- Record list:

:::

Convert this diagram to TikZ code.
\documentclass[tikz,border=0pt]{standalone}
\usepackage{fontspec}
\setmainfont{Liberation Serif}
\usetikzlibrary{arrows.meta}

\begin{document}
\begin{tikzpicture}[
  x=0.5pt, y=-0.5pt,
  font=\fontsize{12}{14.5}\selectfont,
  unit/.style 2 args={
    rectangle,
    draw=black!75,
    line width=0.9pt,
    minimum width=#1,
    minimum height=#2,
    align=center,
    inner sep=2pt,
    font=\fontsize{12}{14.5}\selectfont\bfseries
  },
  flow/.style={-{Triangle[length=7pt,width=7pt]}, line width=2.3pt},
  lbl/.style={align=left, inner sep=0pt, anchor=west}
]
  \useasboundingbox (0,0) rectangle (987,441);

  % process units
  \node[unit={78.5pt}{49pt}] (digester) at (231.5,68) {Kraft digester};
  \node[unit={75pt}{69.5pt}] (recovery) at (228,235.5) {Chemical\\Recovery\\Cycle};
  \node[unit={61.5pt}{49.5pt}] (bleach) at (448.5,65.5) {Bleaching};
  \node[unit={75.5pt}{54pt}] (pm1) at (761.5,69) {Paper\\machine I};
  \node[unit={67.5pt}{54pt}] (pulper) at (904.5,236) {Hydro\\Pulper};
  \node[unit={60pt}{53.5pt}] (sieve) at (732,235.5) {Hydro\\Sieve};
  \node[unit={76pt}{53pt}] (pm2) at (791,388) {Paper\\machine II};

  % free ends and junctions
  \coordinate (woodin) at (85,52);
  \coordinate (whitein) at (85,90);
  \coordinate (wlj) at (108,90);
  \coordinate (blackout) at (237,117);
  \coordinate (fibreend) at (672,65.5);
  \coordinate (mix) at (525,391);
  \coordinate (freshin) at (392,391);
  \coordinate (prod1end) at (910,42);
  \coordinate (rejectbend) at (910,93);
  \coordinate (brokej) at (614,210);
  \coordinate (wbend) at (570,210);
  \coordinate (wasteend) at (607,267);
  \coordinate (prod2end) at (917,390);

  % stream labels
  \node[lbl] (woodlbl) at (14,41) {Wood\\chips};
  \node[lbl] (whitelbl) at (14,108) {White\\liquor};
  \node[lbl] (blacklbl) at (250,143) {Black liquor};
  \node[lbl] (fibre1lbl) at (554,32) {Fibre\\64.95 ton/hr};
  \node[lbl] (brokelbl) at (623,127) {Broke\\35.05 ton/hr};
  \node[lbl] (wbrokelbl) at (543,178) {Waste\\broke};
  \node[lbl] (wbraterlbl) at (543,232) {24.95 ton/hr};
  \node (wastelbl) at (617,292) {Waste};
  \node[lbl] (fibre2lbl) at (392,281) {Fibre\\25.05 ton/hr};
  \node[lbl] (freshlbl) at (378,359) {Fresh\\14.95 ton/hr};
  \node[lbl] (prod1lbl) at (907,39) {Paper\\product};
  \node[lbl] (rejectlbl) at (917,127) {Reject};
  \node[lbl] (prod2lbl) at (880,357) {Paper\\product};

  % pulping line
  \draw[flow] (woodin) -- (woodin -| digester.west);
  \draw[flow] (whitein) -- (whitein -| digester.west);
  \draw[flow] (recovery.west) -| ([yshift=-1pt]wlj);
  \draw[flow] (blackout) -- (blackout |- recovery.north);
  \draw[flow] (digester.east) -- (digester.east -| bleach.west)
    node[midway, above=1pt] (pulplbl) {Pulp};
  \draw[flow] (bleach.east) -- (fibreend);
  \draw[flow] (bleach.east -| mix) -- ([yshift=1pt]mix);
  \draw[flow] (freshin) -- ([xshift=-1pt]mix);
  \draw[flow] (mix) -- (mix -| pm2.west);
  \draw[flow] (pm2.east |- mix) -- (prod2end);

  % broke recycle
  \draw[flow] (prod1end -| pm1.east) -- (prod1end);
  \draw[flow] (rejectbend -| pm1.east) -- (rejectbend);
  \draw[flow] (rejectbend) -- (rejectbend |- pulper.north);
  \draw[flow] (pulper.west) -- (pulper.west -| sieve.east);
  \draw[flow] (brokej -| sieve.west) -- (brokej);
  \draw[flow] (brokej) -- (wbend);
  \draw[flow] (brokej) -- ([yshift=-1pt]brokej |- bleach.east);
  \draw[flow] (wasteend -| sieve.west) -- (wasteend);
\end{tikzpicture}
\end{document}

:::

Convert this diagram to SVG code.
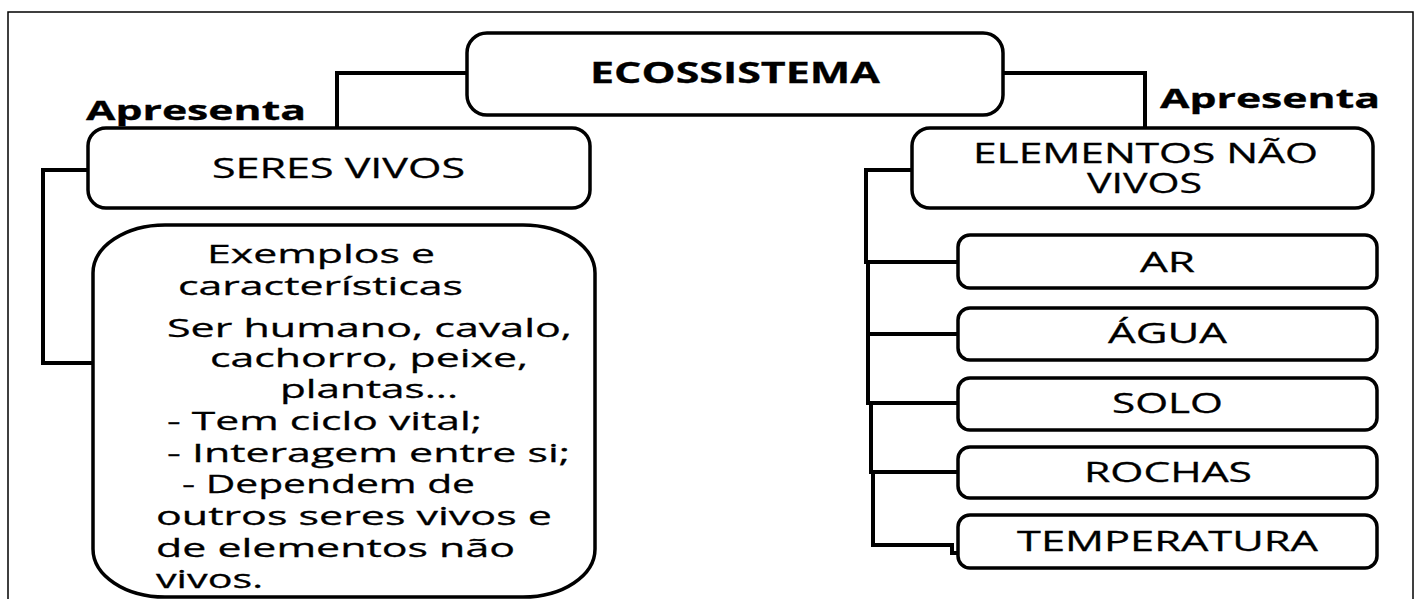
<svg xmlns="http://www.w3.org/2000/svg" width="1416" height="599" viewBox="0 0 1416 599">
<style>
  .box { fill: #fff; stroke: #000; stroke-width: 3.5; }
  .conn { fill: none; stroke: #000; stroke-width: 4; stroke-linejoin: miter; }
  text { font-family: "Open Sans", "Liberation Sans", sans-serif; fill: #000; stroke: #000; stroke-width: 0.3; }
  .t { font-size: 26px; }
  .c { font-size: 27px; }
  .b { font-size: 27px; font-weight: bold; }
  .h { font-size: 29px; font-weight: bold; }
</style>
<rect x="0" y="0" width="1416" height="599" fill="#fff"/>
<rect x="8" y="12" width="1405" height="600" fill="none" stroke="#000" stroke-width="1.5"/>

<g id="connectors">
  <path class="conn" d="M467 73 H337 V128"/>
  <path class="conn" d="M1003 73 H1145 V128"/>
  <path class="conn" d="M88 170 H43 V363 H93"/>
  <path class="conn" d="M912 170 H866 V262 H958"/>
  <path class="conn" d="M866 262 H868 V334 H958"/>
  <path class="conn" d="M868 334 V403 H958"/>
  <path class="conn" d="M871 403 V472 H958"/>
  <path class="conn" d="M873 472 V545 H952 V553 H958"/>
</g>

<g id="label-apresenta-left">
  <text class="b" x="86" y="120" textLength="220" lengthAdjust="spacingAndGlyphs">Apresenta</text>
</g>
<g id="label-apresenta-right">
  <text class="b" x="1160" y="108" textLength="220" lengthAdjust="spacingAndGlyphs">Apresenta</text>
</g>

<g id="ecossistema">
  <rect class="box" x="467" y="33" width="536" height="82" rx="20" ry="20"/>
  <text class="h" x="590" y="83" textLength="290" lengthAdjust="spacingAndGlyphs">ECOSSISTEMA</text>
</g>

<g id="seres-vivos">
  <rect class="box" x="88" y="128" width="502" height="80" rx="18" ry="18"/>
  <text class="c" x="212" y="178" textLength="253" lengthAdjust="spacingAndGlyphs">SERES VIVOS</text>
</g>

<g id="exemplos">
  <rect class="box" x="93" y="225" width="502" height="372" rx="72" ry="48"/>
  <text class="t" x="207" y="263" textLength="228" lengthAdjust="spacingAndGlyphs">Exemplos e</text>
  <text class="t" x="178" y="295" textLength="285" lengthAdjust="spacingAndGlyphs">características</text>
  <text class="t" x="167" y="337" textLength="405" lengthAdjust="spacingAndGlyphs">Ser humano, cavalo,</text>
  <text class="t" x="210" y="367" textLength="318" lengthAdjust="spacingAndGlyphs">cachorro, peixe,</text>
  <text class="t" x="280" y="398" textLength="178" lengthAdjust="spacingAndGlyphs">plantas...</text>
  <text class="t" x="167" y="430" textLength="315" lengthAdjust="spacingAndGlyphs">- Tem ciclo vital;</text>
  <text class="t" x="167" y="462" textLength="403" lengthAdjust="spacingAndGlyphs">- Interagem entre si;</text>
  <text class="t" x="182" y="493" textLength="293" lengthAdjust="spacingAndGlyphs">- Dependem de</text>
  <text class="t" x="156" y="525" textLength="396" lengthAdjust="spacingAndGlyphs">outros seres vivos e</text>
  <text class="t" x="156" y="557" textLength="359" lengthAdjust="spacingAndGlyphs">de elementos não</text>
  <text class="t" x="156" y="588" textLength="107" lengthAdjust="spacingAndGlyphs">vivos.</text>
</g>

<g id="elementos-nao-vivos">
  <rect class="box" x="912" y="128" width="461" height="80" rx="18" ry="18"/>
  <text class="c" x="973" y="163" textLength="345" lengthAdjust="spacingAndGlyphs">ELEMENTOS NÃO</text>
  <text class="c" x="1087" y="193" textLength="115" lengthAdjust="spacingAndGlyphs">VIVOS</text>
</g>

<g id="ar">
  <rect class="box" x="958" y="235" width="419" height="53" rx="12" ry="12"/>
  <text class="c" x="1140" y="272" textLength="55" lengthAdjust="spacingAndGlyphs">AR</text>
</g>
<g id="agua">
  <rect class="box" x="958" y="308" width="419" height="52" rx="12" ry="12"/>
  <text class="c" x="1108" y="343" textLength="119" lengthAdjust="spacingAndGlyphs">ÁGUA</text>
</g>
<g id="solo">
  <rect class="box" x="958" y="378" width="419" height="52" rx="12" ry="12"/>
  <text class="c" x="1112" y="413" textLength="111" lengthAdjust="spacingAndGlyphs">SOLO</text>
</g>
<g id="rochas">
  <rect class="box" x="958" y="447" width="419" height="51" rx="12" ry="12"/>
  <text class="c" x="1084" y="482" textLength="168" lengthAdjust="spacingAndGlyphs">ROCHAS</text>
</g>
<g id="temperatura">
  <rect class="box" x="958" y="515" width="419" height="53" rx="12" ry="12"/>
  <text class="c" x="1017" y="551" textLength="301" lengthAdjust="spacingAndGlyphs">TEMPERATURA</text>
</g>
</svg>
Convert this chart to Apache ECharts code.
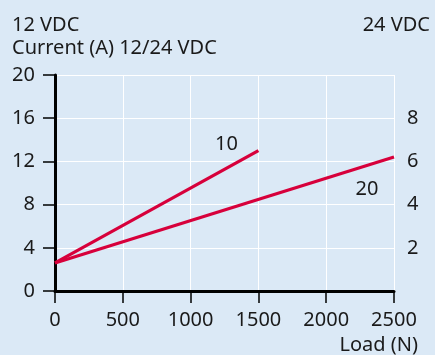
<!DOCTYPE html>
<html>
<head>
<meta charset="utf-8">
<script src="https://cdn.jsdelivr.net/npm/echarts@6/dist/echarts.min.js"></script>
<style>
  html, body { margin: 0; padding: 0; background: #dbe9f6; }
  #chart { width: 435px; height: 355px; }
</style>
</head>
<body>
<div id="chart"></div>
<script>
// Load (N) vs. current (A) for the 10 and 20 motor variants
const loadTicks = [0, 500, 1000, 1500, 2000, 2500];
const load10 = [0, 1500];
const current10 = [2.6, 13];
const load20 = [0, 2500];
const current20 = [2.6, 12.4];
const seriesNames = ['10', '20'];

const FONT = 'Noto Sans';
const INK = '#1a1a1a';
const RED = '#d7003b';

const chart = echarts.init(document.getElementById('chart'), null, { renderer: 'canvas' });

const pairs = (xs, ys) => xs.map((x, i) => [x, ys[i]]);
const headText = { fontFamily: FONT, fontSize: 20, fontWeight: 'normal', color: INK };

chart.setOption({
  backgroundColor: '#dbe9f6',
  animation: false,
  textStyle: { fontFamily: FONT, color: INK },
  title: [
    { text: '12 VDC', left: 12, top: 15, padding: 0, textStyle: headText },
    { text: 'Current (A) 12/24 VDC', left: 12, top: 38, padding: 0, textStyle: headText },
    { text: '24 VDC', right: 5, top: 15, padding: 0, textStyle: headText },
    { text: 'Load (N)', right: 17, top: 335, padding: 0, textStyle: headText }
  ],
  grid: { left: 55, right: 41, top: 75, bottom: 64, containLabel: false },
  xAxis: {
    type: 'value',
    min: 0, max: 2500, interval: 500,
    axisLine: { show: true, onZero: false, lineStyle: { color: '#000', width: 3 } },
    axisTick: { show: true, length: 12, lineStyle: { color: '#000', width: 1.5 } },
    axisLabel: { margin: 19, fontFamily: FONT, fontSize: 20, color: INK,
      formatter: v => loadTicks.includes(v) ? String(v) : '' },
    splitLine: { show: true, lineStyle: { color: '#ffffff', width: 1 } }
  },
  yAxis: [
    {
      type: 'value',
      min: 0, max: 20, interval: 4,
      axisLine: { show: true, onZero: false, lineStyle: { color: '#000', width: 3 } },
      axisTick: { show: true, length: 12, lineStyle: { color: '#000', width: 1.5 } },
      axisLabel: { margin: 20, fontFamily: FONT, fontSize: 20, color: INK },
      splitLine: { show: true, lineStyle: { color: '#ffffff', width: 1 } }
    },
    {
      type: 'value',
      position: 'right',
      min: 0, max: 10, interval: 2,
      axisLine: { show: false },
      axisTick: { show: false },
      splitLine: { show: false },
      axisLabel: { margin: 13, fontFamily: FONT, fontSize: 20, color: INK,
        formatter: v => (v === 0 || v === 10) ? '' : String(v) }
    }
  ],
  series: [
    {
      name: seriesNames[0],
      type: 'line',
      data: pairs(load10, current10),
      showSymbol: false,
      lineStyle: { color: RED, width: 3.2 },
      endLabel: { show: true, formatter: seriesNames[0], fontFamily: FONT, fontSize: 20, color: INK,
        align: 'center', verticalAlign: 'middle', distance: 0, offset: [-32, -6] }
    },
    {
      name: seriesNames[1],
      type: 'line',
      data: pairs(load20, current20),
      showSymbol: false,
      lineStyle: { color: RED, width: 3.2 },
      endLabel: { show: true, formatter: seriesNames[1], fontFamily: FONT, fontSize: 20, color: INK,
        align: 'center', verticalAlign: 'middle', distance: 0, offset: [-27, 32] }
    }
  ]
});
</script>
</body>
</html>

:::

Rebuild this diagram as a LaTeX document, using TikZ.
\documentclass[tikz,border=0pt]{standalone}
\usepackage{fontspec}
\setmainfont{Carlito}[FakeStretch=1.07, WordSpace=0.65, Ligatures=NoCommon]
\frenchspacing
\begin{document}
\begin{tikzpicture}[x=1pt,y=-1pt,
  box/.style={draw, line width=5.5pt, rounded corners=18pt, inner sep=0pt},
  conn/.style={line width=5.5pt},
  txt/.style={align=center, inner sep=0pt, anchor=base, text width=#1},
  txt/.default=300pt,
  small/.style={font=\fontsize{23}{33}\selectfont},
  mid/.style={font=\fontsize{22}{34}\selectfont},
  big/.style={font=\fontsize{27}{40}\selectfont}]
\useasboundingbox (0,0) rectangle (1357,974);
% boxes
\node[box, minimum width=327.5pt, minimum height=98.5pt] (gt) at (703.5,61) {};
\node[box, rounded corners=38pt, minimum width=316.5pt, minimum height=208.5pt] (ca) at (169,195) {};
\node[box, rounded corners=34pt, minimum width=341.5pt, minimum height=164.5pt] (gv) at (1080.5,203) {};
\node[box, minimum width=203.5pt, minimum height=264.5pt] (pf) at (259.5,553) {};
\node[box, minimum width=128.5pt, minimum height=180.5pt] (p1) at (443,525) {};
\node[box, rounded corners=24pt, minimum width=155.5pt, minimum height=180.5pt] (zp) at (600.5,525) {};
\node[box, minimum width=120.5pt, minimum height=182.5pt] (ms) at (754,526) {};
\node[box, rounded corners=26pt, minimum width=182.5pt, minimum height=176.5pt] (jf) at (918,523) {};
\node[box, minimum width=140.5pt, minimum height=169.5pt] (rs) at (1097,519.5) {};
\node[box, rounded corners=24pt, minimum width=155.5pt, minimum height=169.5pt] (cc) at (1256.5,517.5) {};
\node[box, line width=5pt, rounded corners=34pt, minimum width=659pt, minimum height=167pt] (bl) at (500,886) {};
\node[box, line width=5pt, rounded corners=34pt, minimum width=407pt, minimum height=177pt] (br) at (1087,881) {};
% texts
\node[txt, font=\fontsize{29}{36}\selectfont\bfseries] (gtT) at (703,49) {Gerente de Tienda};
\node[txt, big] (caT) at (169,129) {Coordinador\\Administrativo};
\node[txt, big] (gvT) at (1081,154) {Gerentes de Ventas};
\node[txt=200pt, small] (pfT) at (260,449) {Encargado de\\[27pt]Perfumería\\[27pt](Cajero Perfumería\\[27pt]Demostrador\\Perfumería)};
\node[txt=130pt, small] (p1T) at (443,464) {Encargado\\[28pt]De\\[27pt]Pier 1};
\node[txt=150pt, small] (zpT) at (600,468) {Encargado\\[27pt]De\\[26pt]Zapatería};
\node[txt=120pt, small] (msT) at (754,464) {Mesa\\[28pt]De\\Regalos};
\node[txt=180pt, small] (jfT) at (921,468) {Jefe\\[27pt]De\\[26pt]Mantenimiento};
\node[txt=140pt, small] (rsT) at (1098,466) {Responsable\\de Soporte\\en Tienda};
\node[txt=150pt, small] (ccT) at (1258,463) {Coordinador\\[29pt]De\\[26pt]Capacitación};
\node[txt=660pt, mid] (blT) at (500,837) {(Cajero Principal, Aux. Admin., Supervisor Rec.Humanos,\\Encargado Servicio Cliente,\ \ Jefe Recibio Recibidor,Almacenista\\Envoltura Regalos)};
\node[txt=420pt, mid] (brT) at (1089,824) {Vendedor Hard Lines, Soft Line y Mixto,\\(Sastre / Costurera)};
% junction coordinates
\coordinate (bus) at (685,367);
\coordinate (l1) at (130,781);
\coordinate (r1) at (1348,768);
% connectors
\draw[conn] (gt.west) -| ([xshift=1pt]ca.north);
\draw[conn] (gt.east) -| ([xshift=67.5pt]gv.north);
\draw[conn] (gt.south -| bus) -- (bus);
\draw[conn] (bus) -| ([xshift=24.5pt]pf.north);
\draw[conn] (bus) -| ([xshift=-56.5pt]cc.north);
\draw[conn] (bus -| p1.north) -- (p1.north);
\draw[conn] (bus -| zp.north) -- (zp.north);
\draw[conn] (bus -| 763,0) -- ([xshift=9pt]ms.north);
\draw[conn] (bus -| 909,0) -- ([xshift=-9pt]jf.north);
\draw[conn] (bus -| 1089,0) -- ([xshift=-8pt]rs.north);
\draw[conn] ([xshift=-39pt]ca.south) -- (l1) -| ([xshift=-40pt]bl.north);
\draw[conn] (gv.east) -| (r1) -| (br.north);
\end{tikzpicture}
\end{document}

:::

Repeat, word for word, the lines of the material above from the one holding "Convert this chart to Apache ECharts code." through the one holding "fontWeight: 'normal', color: INK". Leave out pictures.

Convert this chart to Apache ECharts code.
<!DOCTYPE html>
<html>
<head>
<meta charset="utf-8">
<script src="https://cdn.jsdelivr.net/npm/echarts@6/dist/echarts.min.js"></script>
<style>
  html, body { margin: 0; padding: 0; background: #dbe9f6; }
  #chart { width: 435px; height: 355px; }
</style>
</head>
<body>
<div id="chart"></div>
<script>
// Load (N) vs. current (A) for the 10 and 20 motor variants
const loadTicks = [0, 500, 1000, 1500, 2000, 2500];
const load10 = [0, 1500];
const current10 = [2.6, 13];
const load20 = [0, 2500];
const current20 = [2.6, 12.4];
const seriesNames = ['10', '20'];

const FONT = 'Noto Sans';
const INK = '#1a1a1a';
const RED = '#d7003b';

const chart = echarts.init(document.getElementById('chart'), null, { renderer: 'canvas' });

const pairs = (xs, ys) => xs.map((x, i) => [x, ys[i]]);
const headText = { fontFamily: FONT, fontSize: 20, fontWeight: 'normal', color: INK };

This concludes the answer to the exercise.